**Task to carry out:** Starting at the first line of the listing below, repeat each line exactly until the line containing "(797,\y) circle (1.8pt);", which you include. Leave out pictures.
***
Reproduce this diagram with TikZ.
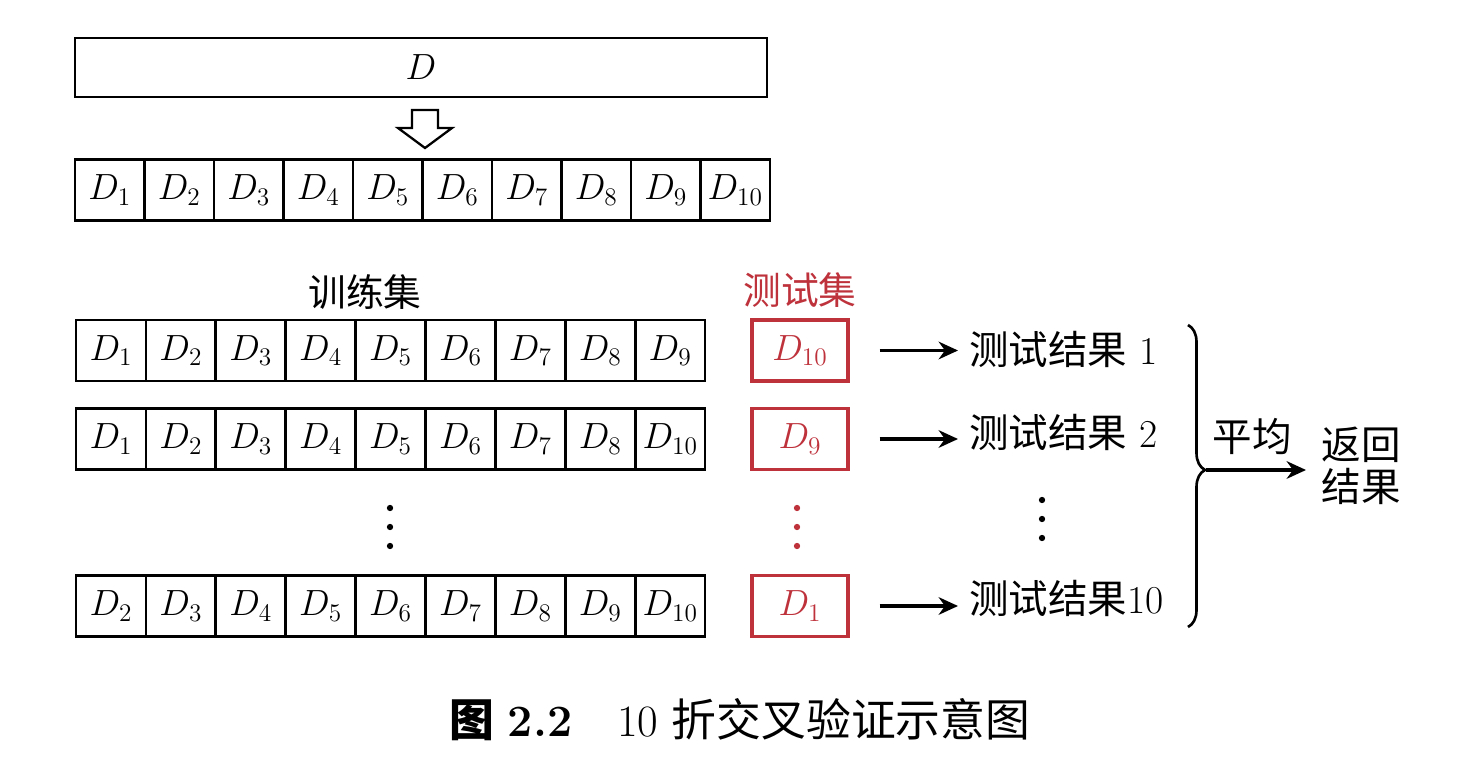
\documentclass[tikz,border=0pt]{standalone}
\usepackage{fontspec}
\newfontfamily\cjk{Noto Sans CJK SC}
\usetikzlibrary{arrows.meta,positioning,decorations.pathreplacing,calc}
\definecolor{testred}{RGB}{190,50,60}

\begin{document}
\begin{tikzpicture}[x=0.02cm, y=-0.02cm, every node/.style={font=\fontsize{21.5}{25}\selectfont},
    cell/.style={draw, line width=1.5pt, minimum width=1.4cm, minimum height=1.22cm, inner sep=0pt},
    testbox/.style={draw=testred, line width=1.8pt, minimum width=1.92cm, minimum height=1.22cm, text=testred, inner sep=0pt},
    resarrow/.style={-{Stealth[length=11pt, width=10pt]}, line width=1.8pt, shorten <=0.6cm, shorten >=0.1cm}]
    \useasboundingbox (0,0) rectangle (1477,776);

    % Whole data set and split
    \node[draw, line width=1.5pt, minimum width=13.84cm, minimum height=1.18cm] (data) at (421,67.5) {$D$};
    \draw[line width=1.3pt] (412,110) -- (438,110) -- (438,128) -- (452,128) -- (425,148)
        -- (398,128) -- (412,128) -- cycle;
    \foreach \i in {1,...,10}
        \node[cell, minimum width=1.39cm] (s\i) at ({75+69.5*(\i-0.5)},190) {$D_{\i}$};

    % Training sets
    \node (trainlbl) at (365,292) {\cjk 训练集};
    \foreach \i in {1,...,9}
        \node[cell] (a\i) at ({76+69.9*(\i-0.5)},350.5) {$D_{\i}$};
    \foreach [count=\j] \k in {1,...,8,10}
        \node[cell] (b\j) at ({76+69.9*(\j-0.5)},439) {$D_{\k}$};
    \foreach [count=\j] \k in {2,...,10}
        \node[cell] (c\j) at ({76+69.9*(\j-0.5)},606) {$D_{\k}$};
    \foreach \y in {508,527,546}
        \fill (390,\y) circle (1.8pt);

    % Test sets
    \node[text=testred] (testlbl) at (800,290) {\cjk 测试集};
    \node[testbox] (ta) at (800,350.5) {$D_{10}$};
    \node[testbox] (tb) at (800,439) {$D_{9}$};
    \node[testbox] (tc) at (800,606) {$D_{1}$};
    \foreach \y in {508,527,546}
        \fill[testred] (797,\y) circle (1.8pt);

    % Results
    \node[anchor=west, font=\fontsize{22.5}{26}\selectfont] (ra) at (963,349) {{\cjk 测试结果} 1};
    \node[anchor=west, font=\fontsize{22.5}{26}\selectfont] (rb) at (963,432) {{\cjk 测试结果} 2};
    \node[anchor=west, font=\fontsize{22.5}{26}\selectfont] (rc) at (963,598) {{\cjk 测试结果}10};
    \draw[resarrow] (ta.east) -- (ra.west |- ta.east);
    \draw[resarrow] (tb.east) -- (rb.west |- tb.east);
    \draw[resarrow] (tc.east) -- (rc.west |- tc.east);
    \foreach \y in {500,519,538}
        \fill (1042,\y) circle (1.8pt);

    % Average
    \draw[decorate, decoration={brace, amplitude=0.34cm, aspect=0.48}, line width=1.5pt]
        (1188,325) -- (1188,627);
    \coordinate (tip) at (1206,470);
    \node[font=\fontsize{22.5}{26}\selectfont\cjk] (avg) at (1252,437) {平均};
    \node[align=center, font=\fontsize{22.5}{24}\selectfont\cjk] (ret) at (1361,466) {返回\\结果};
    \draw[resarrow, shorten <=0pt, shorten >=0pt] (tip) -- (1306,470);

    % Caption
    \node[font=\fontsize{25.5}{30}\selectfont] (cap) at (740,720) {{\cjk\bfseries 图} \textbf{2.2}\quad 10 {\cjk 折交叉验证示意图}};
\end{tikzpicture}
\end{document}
***
**Answer to the task:**
Reproduce this diagram with TikZ.
\documentclass[tikz,border=0pt]{standalone}
\usepackage{fontspec}
\newfontfamily\cjk{Noto Sans CJK SC}
\usetikzlibrary{arrows.meta,positioning,decorations.pathreplacing,calc}
\definecolor{testred}{RGB}{190,50,60}

\begin{document}
\begin{tikzpicture}[x=0.02cm, y=-0.02cm, every node/.style={font=\fontsize{21.5}{25}\selectfont},
    cell/.style={draw, line width=1.5pt, minimum width=1.4cm, minimum height=1.22cm, inner sep=0pt},
    testbox/.style={draw=testred, line width=1.8pt, minimum width=1.92cm, minimum height=1.22cm, text=testred, inner sep=0pt},
    resarrow/.style={-{Stealth[length=11pt, width=10pt]}, line width=1.8pt, shorten <=0.6cm, shorten >=0.1cm}]
    \useasboundingbox (0,0) rectangle (1477,776);

    % Whole data set and split
    \node[draw, line width=1.5pt, minimum width=13.84cm, minimum height=1.18cm] (data) at (421,67.5) {$D$};
    \draw[line width=1.3pt] (412,110) -- (438,110) -- (438,128) -- (452,128) -- (425,148)
        -- (398,128) -- (412,128) -- cycle;
    \foreach \i in {1,...,10}
        \node[cell, minimum width=1.39cm] (s\i) at ({75+69.5*(\i-0.5)},190) {$D_{\i}$};

    % Training sets
    \node (trainlbl) at (365,292) {\cjk 训练集};
    \foreach \i in {1,...,9}
        \node[cell] (a\i) at ({76+69.9*(\i-0.5)},350.5) {$D_{\i}$};
    \foreach [count=\j] \k in {1,...,8,10}
        \node[cell] (b\j) at ({76+69.9*(\j-0.5)},439) {$D_{\k}$};
    \foreach [count=\j] \k in {2,...,10}
        \node[cell] (c\j) at ({76+69.9*(\j-0.5)},606) {$D_{\k}$};
    \foreach \y in {508,527,546}
        \fill (390,\y) circle (1.8pt);

    % Test sets
    \node[text=testred] (testlbl) at (800,290) {\cjk 测试集};
    \node[testbox] (ta) at (800,350.5) {$D_{10}$};
    \node[testbox] (tb) at (800,439) {$D_{9}$};
    \node[testbox] (tc) at (800,606) {$D_{1}$};
    \foreach \y in {508,527,546}
        \fill[testred] (797,\y) circle (1.8pt);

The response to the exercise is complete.